I was really struck by a couple of blog posts recently--one by a woman I read regularly but have never met and another by someone I see occasionally in person. They've both written about the A-word. Aging.
I will turn 59 while stuffing myself with turkey and pie which seems like adding insult to insult, but who knows, maybe I can channel the whole deal into some kind of feast of abandon.
I feel like I've had good role models in the arena of getting older. My grandmother was round and silver-haired with gleaming dark eyes, but she grew up on a farm, and for years lived without plumbing or electricity in a log cabin that my grandfather restored. Plucking one's eyebrows and contemplating crows feet by kerosene lantern? I doubt it. She raised seven kids, chickens, and goats, and a garden. I don't think she had time to worry about aging. I'd bet in that time and place women thought far less about such things.
My mother lived in Baltimore in the 1940s. She was a glamorous beauty then, but eventually moved back to small-town Iowa and married my dad. My dad was 26 years older than she was. No wonder she always seemed so confident. You're always the young babe if your husband is old enough to be your father. Still, we had no money for babe-e-licious things. When I made my First Communion and she made a rare appearance at the church, she wore the decade-old suit she'd been married in. She didn't die her hair, and as far as I know, has never had a professional manicure, pedicure, eyebrow arching, waxing, or anything else. She looks pretty darn good for a woman of 87 who's had cancer and has nearly died a half-dozen times. She looks right.

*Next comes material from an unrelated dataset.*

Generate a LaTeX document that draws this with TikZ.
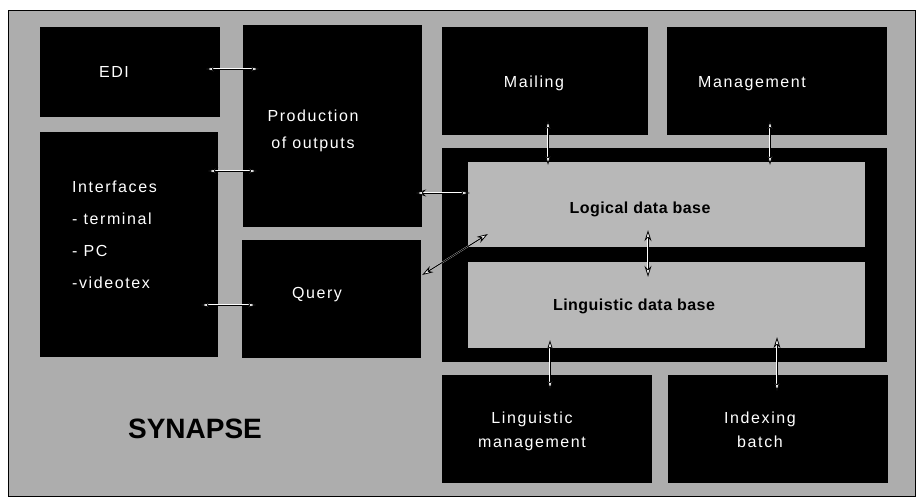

And here I am. Gray and a bit plump, looking my age. Which in the land of botox and boob jobs, means I look at least a decade older than other women my age. I'd be lying if I said it didn't piss me off a little. The bratty little girl inside me wants to whine, "Not fair," but I could go get dyed and highlighted, injected and tucked just like everyone else if I wanted to. I just don't want to. I feel the same way about all that primping that I feel about bacon: I've had my share. I'm a vegetarian now, and other than haircuts every couple of months, and my monthly pedicure, I'm done with it. Of course in my perfect world, all divorce settlements would include an ample stipend for stretch mark removal. And who knows, maybe I'll wake up one morning, look in the mirror completely horrified and start dialing dermatologists. Maybe. But maybe not. When your husband leaves you for a woman who's twenty years younger, you pretty much have to accept yourself for what you are: I'm 59. I'm having one hell of an amazing time, and I'm alive.
But I should probably use a little more mousse in my hair, don't you think?